Required work:
Without the pictures, return each record as it appears.

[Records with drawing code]
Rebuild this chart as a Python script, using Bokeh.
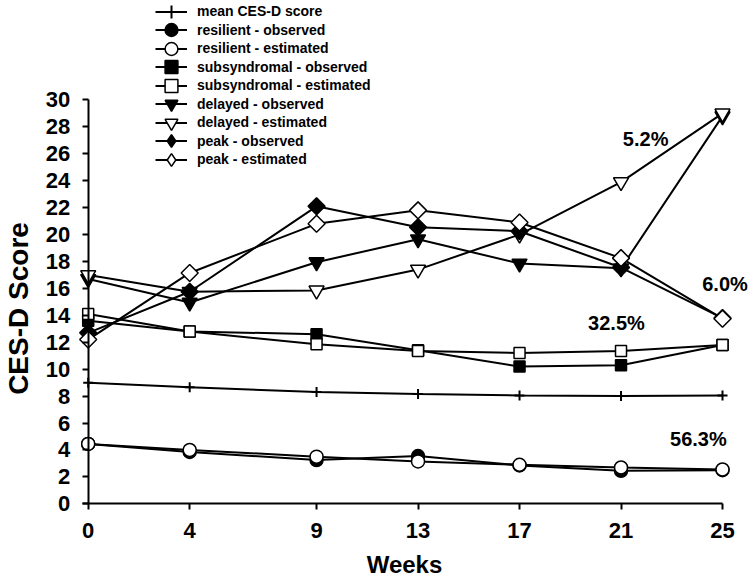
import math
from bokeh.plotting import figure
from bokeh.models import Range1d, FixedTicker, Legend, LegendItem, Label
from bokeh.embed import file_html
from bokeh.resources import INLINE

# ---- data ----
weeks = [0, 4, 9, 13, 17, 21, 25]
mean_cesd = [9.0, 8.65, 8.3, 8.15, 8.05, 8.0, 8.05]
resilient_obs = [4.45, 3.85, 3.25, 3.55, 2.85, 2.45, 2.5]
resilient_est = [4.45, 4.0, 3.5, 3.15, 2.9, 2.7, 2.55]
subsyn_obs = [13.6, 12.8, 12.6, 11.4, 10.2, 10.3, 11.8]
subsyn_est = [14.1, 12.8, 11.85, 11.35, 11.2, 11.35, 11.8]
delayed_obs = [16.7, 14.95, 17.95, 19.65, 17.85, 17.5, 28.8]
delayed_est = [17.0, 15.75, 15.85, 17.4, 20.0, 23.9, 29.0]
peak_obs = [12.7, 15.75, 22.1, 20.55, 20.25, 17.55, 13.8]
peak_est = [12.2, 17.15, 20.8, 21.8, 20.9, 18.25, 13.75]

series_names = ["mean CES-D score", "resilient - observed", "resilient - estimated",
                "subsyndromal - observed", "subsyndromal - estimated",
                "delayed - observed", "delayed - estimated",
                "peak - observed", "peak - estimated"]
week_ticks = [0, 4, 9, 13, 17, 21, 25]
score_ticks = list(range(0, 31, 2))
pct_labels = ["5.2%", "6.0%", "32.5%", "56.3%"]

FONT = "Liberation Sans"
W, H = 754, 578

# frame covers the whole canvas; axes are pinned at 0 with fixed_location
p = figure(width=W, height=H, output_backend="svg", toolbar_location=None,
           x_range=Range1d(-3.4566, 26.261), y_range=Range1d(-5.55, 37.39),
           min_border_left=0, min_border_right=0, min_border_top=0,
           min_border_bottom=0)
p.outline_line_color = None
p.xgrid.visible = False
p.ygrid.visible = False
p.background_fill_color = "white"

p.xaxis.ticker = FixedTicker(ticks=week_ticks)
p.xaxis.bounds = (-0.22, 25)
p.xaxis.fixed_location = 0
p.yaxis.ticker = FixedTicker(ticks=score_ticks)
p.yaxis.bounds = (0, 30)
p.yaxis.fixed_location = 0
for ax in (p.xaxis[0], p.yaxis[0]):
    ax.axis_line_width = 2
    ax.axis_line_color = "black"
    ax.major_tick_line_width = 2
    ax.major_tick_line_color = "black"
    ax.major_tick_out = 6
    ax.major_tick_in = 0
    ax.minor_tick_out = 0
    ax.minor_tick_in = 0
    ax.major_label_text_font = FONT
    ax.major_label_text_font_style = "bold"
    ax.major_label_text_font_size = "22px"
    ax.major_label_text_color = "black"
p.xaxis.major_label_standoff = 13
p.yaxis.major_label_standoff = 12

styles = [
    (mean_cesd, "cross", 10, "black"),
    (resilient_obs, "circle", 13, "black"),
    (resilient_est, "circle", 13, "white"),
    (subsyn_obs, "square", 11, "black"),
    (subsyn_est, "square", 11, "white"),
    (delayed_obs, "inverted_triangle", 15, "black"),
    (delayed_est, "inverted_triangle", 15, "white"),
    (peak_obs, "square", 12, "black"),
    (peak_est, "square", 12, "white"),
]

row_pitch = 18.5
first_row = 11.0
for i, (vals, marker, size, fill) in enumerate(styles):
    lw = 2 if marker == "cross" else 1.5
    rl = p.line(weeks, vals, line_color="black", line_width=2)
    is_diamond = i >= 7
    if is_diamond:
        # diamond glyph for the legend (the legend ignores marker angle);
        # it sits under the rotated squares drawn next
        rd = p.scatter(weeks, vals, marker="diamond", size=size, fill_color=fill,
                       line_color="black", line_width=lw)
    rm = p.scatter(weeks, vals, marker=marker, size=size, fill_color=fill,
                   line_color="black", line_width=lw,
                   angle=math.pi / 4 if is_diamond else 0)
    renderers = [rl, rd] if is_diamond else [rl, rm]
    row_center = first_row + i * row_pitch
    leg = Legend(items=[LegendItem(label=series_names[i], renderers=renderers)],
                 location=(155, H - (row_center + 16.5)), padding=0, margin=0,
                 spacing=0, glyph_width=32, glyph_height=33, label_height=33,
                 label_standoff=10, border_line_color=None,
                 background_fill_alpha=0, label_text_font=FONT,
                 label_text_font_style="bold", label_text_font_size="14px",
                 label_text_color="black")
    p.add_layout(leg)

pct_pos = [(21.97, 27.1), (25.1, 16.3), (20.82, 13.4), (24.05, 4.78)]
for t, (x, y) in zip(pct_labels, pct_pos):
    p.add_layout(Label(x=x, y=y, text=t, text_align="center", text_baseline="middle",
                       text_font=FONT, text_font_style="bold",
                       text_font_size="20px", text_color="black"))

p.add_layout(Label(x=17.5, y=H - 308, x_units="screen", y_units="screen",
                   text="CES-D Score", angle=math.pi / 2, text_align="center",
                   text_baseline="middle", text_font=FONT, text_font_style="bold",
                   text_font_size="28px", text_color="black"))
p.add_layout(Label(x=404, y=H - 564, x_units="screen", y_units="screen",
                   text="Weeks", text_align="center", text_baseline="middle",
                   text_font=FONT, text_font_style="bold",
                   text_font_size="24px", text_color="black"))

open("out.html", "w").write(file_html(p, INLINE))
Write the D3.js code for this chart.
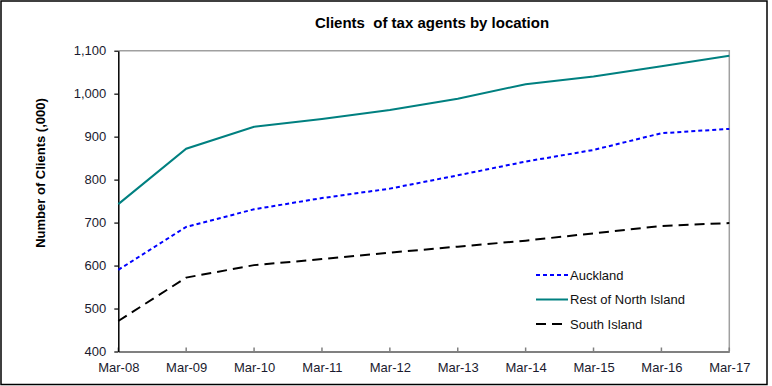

Correct result:
Rebuild this chart as a Python script, using Bokeh.
import math
from bokeh.plotting import figure
from bokeh.models import Range1d, FixedTicker, Legend, LegendItem, Label
from bokeh.embed import file_html
from bokeh.resources import INLINE

# ---- data ----
weeks = [0, 4, 9, 13, 17, 21, 25]
mean_cesd = [9.0, 8.65, 8.3, 8.15, 8.05, 8.0, 8.05]
resilient_obs = [4.45, 3.85, 3.25, 3.55, 2.85, 2.45, 2.5]
resilient_est = [4.45, 4.0, 3.5, 3.15, 2.9, 2.7, 2.55]
subsyn_obs = [13.6, 12.8, 12.6, 11.4, 10.2, 10.3, 11.8]
subsyn_est = [14.1, 12.8, 11.85, 11.35, 11.2, 11.35, 11.8]
delayed_obs = [16.7, 14.95, 17.95, 19.65, 17.85, 17.5, 28.8]
delayed_est = [17.0, 15.75, 15.85, 17.4, 20.0, 23.9, 29.0]
peak_obs = [12.7, 15.75, 22.1, 20.55, 20.25, 17.55, 13.8]
peak_est = [12.2, 17.15, 20.8, 21.8, 20.9, 18.25, 13.75]

series_names = ["mean CES-D score", "resilient - observed", "resilient - estimated",
                "subsyndromal - observed", "subsyndromal - estimated",
                "delayed - observed", "delayed - estimated",
                "peak - observed", "peak - estimated"]
week_ticks = [0, 4, 9, 13, 17, 21, 25]
score_ticks = list(range(0, 31, 2))
pct_labels = ["5.2%", "6.0%", "32.5%", "56.3%"]

FONT = "Liberation Sans"
W, H = 754, 578

# frame covers the whole canvas; axes are pinned at 0 with fixed_location
p = figure(width=W, height=H, output_backend="svg", toolbar_location=None,
           x_range=Range1d(-3.4566, 26.261), y_range=Range1d(-5.55, 37.39),
           min_border_left=0, min_border_right=0, min_border_top=0,
           min_border_bottom=0)
p.outline_line_color = None
p.xgrid.visible = False
p.ygrid.visible = False
p.background_fill_color = "white"

p.xaxis.ticker = FixedTicker(ticks=week_ticks)
p.xaxis.bounds = (-0.22, 25)
p.xaxis.fixed_location = 0
p.yaxis.ticker = FixedTicker(ticks=score_ticks)
p.yaxis.bounds = (0, 30)
p.yaxis.fixed_location = 0
for ax in (p.xaxis[0], p.yaxis[0]):
    ax.axis_line_width = 2
    ax.axis_line_color = "black"
    ax.major_tick_line_width = 2
    ax.major_tick_line_color = "black"
    ax.major_tick_out = 6
    ax.major_tick_in = 0
    ax.minor_tick_out = 0
    ax.minor_tick_in = 0
    ax.major_label_text_font = FONT
    ax.major_label_text_font_style = "bold"
    ax.major_label_text_font_size = "22px"
    ax.major_label_text_color = "black"
p.xaxis.major_label_standoff = 13
p.yaxis.major_label_standoff = 12

styles = [
    (mean_cesd, "cross", 10, "black"),
    (resilient_obs, "circle", 13, "black"),
    (resilient_est, "circle", 13, "white"),
    (subsyn_obs, "square", 11, "black"),
    (subsyn_est, "square", 11, "white"),
    (delayed_obs, "inverted_triangle", 15, "black"),
    (delayed_est, "inverted_triangle", 15, "white"),
    (peak_obs, "square", 12, "black"),
    (peak_est, "square", 12, "white"),
]

row_pitch = 18.5
first_row = 11.0
for i, (vals, marker, size, fill) in enumerate(styles):
    lw = 2 if marker == "cross" else 1.5
    rl = p.line(weeks, vals, line_color="black", line_width=2)
    is_diamond = i >= 7
    if is_diamond:
        # diamond glyph for the legend (the legend ignores marker angle);
        # it sits under the rotated squares drawn next
        rd = p.scatter(weeks, vals, marker="diamond", size=size, fill_color=fill,
                       line_color="black", line_width=lw)
    rm = p.scatter(weeks, vals, marker=marker, size=size, fill_color=fill,
                   line_color="black", line_width=lw,
                   angle=math.pi / 4 if is_diamond else 0)
    renderers = [rl, rd] if is_diamond else [rl, rm]
    row_center = first_row + i * row_pitch
    leg = Legend(items=[LegendItem(label=series_names[i], renderers=renderers)],
                 location=(155, H - (row_center + 16.5)), padding=0, margin=0,
                 spacing=0, glyph_width=32, glyph_height=33, label_height=33,
                 label_standoff=10, border_line_color=None,
                 background_fill_alpha=0, label_text_font=FONT,
                 label_text_font_style="bold", label_text_font_size="14px",
                 label_text_color="black")
    p.add_layout(leg)

pct_pos = [(21.97, 27.1), (25.1, 16.3), (20.82, 13.4), (24.05, 4.78)]
for t, (x, y) in zip(pct_labels, pct_pos):
    p.add_layout(Label(x=x, y=y, text=t, text_align="center", text_baseline="middle",
                       text_font=FONT, text_font_style="bold",
                       text_font_size="20px", text_color="black"))

p.add_layout(Label(x=17.5, y=H - 308, x_units="screen", y_units="screen",
                   text="CES-D Score", angle=math.pi / 2, text_align="center",
                   text_baseline="middle", text_font=FONT, text_font_style="bold",
                   text_font_size="28px", text_color="black"))
p.add_layout(Label(x=404, y=H - 564, x_units="screen", y_units="screen",
                   text="Weeks", text_align="center", text_baseline="middle",
                   text_font=FONT, text_font_style="bold",
                   text_font_size="24px", text_color="black"))

open("out.html", "w").write(file_html(p, INLINE))
Write the D3.js code for this chart.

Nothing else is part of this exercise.